Great opinion piece in the Wall Street Journal today on how too much government intervention was also a major contributing factor to the current financial crisis. Excerpt:
"Once upon a time, in the land that FDR built, there was the rule of "regulation" and all was right on Wall and Main Streets. Wise 27-year-old bank examiners looked down upon the banks and saw that they were sound. America's Hobbits lived happily in homes financed by 30-year-mortgages that never left their local banker's balance sheet, and nary a crisis did we have.
Then, lo, came the evil Reagan marching from Mordor with his horde of Orcs, short for "market fundamentalists." Reagan's apprentice, Gramm of Texas and later of McCain, unleashed the scourge of "deregulation," and thus were "greed," short-selling, securitization, McMansions, liar loans and other horrors loosed upon the world of men.
Now, however, comes Obama of Illinois, Schumer of New York and others in the fellowship of the Beltway to slay the Orcs and restore the rule of the regulator. So once more will the Hobbits be able to sleep peacefully in the shire."
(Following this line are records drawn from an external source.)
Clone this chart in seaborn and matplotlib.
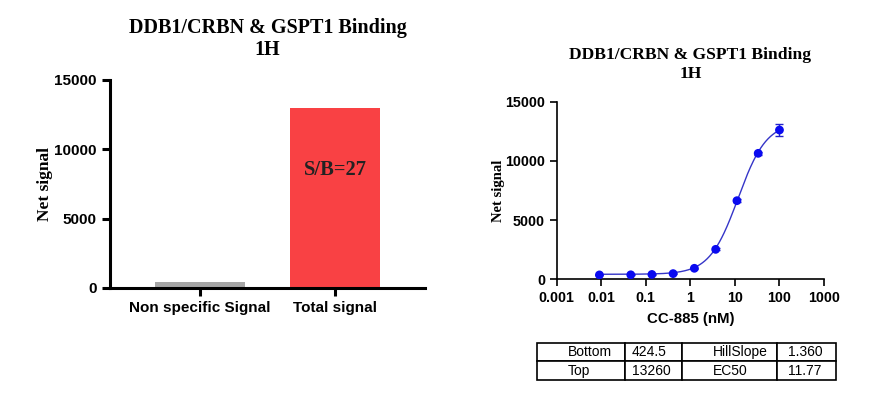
import numpy as np
import pandas as pd
import matplotlib
matplotlib.use("Agg")
import matplotlib.pyplot as plt
import seaborn as sns

# dane - wykres slupkowy
bar_labels = ["Non specific Signal", "Total signal"]
bar_values = [420, 13000]
bar_colors = ["#a6a6a6", "#f94144"]
sb_text = "S/B=27"

# dane - krzywa dawka-odpowiedz
conc_nm = [0.0091, 0.046, 0.137, 0.41, 1.23, 3.7, 11.1, 33.3, 100]
signal = [370, 380, 410, 480, 930, 2530, 6640, 10640, 12610]
signal_err = [20, 30, 30, 40, 60, 90, 150, 150, 500]

# parametry dopasowania (tabela)
fit_names = ["Bottom", "Top", "HillSlope", "EC50"]
fit_text = ["424.5", "13260", "1.360", "11.77"]
bottom, top, hill, ec50 = 424.5, 13260, 1.360, 11.77

x_ticks = [0.001, 0.01, 0.1, 1, 10, 100, 1000]
x_tick_labels = ["0.001", "0.01", "0.1", "1", "10", "100", "1000"]
y_ticks = [0, 5000, 10000, 15000]

title = "DDB1/CRBN & GSPT1 Binding\n1H"

sns.set_style("ticks")
plt.rcParams["font.family"] = ["Liberation Sans", "DejaVu Sans"]
for k in ["text.color", "axes.labelcolor", "xtick.color", "ytick.color", "axes.edgecolor"]:
    plt.rcParams[k] = "black"

fig = plt.figure(figsize=(8.95, 3.95), dpi=100)

# ==========================================
# LEWY WYKRES
# ==========================================
ax1 = fig.add_axes([0.1229, 0.2709, 0.352, 0.5266])
df_bar = pd.DataFrame({"cat": bar_labels, "val": bar_values})
sns.barplot(data=df_bar, x="cat", y="val", hue="cat", palette=bar_colors,
            legend=False, width=0.667, saturation=1, ax=ax1, linewidth=0)
ax1.set_xlim(-0.667, 1.667)
ax1.set_ylim(0, 15000)
ax1.set_yticks(y_ticks)
ax1.set_xlabel("")
ax1.set_ylabel("Net signal", family="Liberation Serif", fontweight="bold", fontsize=12.5, labelpad=1)
ax1.set_title(title, family="Liberation Serif", fontweight="bold", fontsize=14.5, pad=18, linespacing=1.15)
for s in ["top", "right"]:
    ax1.spines[s].set_visible(False)
for s in ["left", "bottom"]:
    ax1.spines[s].set_linewidth(2.2)
ax1.tick_params(width=2.2, length=6, labelsize=11)
for lab in ax1.get_xticklabels() + ax1.get_yticklabels():
    lab.set_fontweight("bold")
ax1.text(1, 8500, sb_text, ha="center", va="center", family="Liberation Serif",
         fontweight="bold", fontsize=14.8, color="#222222")

# ==========================================
# PRAWY WYKRES
# ==========================================
ax2 = fig.add_axes([0.622, 0.2929, 0.2987, 0.4496])
xs = np.logspace(np.log10(conc_nm[0]), np.log10(conc_nm[-1]), 300)
curve = bottom + (top - bottom) / (1 + (ec50 / xs) ** hill)
sns.lineplot(x=xs, y=curve, color="#3535c8", linewidth=1.0, ax=ax2)
ax2.errorbar(conc_nm, signal, yerr=signal_err, fmt="none", ecolor="#2222cc",
             elinewidth=1.0, capsize=3, capthick=1.0)
sns.scatterplot(x=conc_nm, y=signal, color="#0a0af0", s=40, edgecolor="none", ax=ax2, zorder=3)
ax2.set_xscale("log")
ax2.set_xlim(0.001, 1000)
ax2.set_ylim(0, 15000)
ax2.set_xticks(x_ticks)
ax2.set_xticklabels(x_tick_labels)
ax2.minorticks_off()
ax2.set_yticks(y_ticks)
ax2.set_xlabel("CC-885 (nM)", fontweight="bold", fontsize=10.8, labelpad=5)
ax2.set_ylabel("Net signal", family="Liberation Serif", fontweight="bold", fontsize=10.5, labelpad=0)
ax2.set_title(title, family="Liberation Serif", fontweight="bold", fontsize=12.6, pad=17, linespacing=1.3)
for s in ["top", "right"]:
    ax2.spines[s].set_visible(False)
for s in ["left", "bottom"]:
    ax2.spines[s].set_linewidth(1.2)
ax2.tick_params(width=1.2, length=5, labelsize=10.3)
for lab in ax2.get_xticklabels() + ax2.get_yticklabels():
    lab.set_fontweight("bold")

# ==========================================
# TABELA
# ==========================================
cell_text = [[fit_names[0], fit_text[0], fit_names[2], fit_text[2]],
             [fit_names[1], fit_text[1], fit_names[3], fit_text[3]]]
tab = fig.add_axes([0.6, 0.038, 0.334, 0.0944])
tab.axis("off")
col_w = [0.294, 0.191, 0.318, 0.197]
pads = [0.35, 0.117, 0.326, 0.186]
table = tab.table(cellText=cell_text, colWidths=col_w, cellLoc="left", bbox=[0, 0, 1, 1])
table.auto_set_font_size(False)
for (r, c), cell in table.get_celld().items():
    cell.set_linewidth(1.2)
    cell.set_edgecolor("black")
    cell.PAD = pads[c]
    cell.get_text().set_fontsize(10)
    cell.get_text().set_family("Liberation Sans")

fig.savefig("out.png", dpi=100)
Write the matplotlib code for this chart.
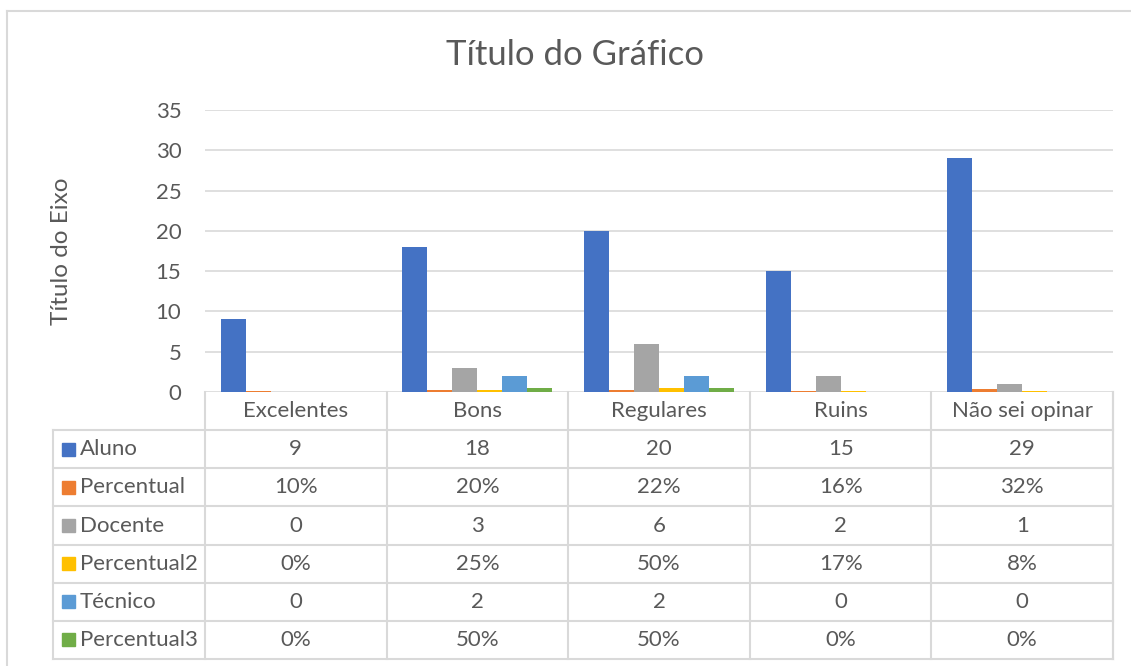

In summary, the WSJ believes that the Federal Reserve kept interest rates to low (creating cheap money); Fannie & Freddie made mortgage financing too cheap; a credit rating oligopoly with state and Federal backing was given too big a role; the Bear Stearns rescue created moral hazard; and that the Community Reinvestment Act (which compels US banks to make loans to poor borrowers) created bad practice. It points out that the least regulated firms (hedge funds, private equity funds) have actually faired far better than the highly regulated ones (banks, brokers).
This of course does not absolve bankers of any blame (they made some huge mistakes), but it does highlight that too much government involvement is a bad thing. Now, as the US government lays the foundations of the biggest bailout in history, I can't help thinking its eventually gonna make things worse.